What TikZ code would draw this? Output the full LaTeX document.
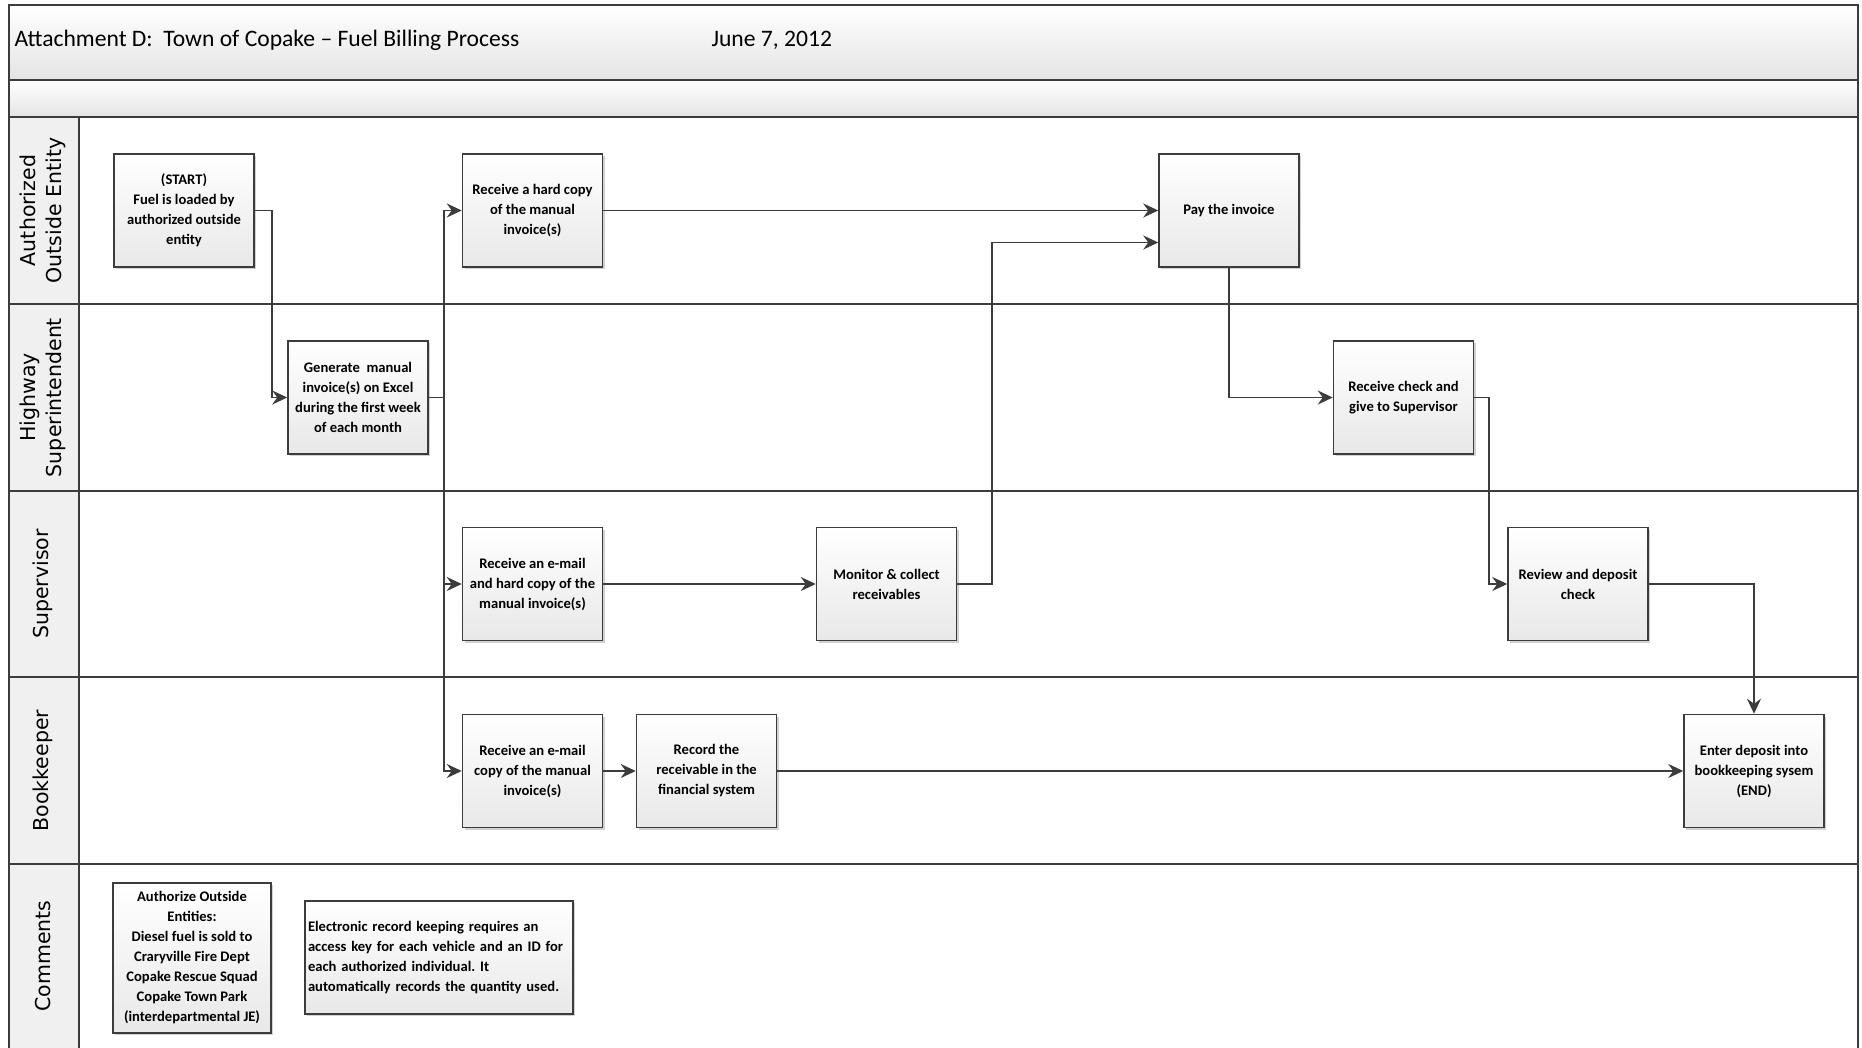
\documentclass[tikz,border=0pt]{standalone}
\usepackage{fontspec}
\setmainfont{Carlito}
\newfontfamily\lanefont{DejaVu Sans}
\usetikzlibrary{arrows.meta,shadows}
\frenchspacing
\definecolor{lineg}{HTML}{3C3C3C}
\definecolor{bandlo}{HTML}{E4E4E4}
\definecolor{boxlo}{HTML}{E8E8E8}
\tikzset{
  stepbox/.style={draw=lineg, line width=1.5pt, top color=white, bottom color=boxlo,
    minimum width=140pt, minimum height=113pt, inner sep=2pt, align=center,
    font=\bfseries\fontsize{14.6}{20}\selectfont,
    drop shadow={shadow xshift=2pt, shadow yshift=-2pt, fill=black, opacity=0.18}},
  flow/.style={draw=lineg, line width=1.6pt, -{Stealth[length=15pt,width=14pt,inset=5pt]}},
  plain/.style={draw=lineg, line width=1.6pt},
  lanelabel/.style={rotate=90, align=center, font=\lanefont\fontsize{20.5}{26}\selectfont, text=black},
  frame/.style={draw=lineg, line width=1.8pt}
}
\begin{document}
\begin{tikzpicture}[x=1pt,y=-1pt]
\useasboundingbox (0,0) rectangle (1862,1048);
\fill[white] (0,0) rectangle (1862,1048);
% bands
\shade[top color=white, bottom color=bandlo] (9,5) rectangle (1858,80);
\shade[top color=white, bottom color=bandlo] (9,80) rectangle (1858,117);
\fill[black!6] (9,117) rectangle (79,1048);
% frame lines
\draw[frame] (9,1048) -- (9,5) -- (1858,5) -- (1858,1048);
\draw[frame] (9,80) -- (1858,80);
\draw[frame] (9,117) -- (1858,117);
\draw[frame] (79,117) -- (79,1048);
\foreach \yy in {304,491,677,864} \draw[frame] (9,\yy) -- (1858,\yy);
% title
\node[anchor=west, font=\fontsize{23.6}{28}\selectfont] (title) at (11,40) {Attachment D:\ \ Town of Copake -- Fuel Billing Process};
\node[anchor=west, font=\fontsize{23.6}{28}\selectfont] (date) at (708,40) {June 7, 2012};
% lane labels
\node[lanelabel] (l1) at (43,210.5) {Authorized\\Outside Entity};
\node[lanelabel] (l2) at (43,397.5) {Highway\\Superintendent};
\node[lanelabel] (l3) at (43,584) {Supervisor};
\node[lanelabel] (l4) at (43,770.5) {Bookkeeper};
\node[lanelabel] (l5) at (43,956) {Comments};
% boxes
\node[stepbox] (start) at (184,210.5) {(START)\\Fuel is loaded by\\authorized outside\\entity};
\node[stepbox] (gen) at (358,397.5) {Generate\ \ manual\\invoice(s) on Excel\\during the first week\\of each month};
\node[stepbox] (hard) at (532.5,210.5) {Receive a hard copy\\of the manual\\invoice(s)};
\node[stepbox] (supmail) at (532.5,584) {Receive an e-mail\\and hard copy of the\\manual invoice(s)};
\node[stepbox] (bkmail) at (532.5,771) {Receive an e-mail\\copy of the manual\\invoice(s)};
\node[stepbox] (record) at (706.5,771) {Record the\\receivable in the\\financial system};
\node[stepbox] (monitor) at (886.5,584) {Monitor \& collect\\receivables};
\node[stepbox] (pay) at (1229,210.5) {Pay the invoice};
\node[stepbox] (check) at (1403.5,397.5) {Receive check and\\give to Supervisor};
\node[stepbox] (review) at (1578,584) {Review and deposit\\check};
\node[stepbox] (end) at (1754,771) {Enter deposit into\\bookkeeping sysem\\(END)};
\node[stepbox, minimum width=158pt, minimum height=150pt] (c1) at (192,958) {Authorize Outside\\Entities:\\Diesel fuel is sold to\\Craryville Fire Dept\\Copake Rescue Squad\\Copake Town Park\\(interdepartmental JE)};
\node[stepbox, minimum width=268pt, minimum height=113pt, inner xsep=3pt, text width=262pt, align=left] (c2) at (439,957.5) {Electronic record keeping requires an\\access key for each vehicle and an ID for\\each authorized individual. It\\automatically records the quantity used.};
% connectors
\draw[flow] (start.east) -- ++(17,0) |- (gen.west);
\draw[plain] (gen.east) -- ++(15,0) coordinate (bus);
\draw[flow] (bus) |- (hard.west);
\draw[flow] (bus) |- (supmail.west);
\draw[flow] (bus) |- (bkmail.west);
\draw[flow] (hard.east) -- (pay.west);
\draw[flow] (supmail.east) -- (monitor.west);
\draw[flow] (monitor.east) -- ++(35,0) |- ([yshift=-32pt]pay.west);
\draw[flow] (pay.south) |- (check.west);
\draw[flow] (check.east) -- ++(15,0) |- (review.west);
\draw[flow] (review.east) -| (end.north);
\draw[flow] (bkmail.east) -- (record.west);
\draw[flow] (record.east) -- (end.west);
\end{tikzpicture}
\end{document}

▸ INSTRUCTIONS FOR THE TASK
Reproduce the whole listing word for word, setting aside any pictures.

▸ REPLY
What TikZ code would draw this? Output the full LaTeX document.
\documentclass[tikz,border=0pt]{standalone}
\usepackage{fontspec}
\setmainfont{Carlito}
\newfontfamily\lanefont{DejaVu Sans}
\usetikzlibrary{arrows.meta,shadows}
\frenchspacing
\definecolor{lineg}{HTML}{3C3C3C}
\definecolor{bandlo}{HTML}{E4E4E4}
\definecolor{boxlo}{HTML}{E8E8E8}
\tikzset{
  stepbox/.style={draw=lineg, line width=1.5pt, top color=white, bottom color=boxlo,
    minimum width=140pt, minimum height=113pt, inner sep=2pt, align=center,
    font=\bfseries\fontsize{14.6}{20}\selectfont,
    drop shadow={shadow xshift=2pt, shadow yshift=-2pt, fill=black, opacity=0.18}},
  flow/.style={draw=lineg, line width=1.6pt, -{Stealth[length=15pt,width=14pt,inset=5pt]}},
  plain/.style={draw=lineg, line width=1.6pt},
  lanelabel/.style={rotate=90, align=center, font=\lanefont\fontsize{20.5}{26}\selectfont, text=black},
  frame/.style={draw=lineg, line width=1.8pt}
}
\begin{document}
\begin{tikzpicture}[x=1pt,y=-1pt]
\useasboundingbox (0,0) rectangle (1862,1048);
\fill[white] (0,0) rectangle (1862,1048);
% bands
\shade[top color=white, bottom color=bandlo] (9,5) rectangle (1858,80);
\shade[top color=white, bottom color=bandlo] (9,80) rectangle (1858,117);
\fill[black!6] (9,117) rectangle (79,1048);
% frame lines
\draw[frame] (9,1048) -- (9,5) -- (1858,5) -- (1858,1048);
\draw[frame] (9,80) -- (1858,80);
\draw[frame] (9,117) -- (1858,117);
\draw[frame] (79,117) -- (79,1048);
\foreach \yy in {304,491,677,864} \draw[frame] (9,\yy) -- (1858,\yy);
% title
\node[anchor=west, font=\fontsize{23.6}{28}\selectfont] (title) at (11,40) {Attachment D:\ \ Town of Copake -- Fuel Billing Process};
\node[anchor=west, font=\fontsize{23.6}{28}\selectfont] (date) at (708,40) {June 7, 2012};
% lane labels
\node[lanelabel] (l1) at (43,210.5) {Authorized\\Outside Entity};
\node[lanelabel] (l2) at (43,397.5) {Highway\\Superintendent};
\node[lanelabel] (l3) at (43,584) {Supervisor};
\node[lanelabel] (l4) at (43,770.5) {Bookkeeper};
\node[lanelabel] (l5) at (43,956) {Comments};
% boxes
\node[stepbox] (start) at (184,210.5) {(START)\\Fuel is loaded by\\authorized outside\\entity};
\node[stepbox] (gen) at (358,397.5) {Generate\ \ manual\\invoice(s) on Excel\\during the first week\\of each month};
\node[stepbox] (hard) at (532.5,210.5) {Receive a hard copy\\of the manual\\invoice(s)};
\node[stepbox] (supmail) at (532.5,584) {Receive an e-mail\\and hard copy of the\\manual invoice(s)};
\node[stepbox] (bkmail) at (532.5,771) {Receive an e-mail\\copy of the manual\\invoice(s)};
\node[stepbox] (record) at (706.5,771) {Record the\\receivable in the\\financial system};
\node[stepbox] (monitor) at (886.5,584) {Monitor \& collect\\receivables};
\node[stepbox] (pay) at (1229,210.5) {Pay the invoice};
\node[stepbox] (check) at (1403.5,397.5) {Receive check and\\give to Supervisor};
\node[stepbox] (review) at (1578,584) {Review and deposit\\check};
\node[stepbox] (end) at (1754,771) {Enter deposit into\\bookkeeping sysem\\(END)};
\node[stepbox, minimum width=158pt, minimum height=150pt] (c1) at (192,958) {Authorize Outside\\Entities:\\Diesel fuel is sold to\\Craryville Fire Dept\\Copake Rescue Squad\\Copake Town Park\\(interdepartmental JE)};
\node[stepbox, minimum width=268pt, minimum height=113pt, inner xsep=3pt, text width=262pt, align=left] (c2) at (439,957.5) {Electronic record keeping requires an\\access key for each vehicle and an ID for\\each authorized individual. It\\automatically records the quantity used.};
% connectors
\draw[flow] (start.east) -- ++(17,0) |- (gen.west);
\draw[plain] (gen.east) -- ++(15,0) coordinate (bus);
\draw[flow] (bus) |- (hard.west);
\draw[flow] (bus) |- (supmail.west);
\draw[flow] (bus) |- (bkmail.west);
\draw[flow] (hard.east) -- (pay.west);
\draw[flow] (supmail.east) -- (monitor.west);
\draw[flow] (monitor.east) -- ++(35,0) |- ([yshift=-32pt]pay.west);
\draw[flow] (pay.south) |- (check.west);
\draw[flow] (check.east) -- ++(15,0) |- (review.west);
\draw[flow] (review.east) -| (end.north);
\draw[flow] (bkmail.east) -- (record.west);
\draw[flow] (record.east) -- (end.west);
\end{tikzpicture}
\end{document}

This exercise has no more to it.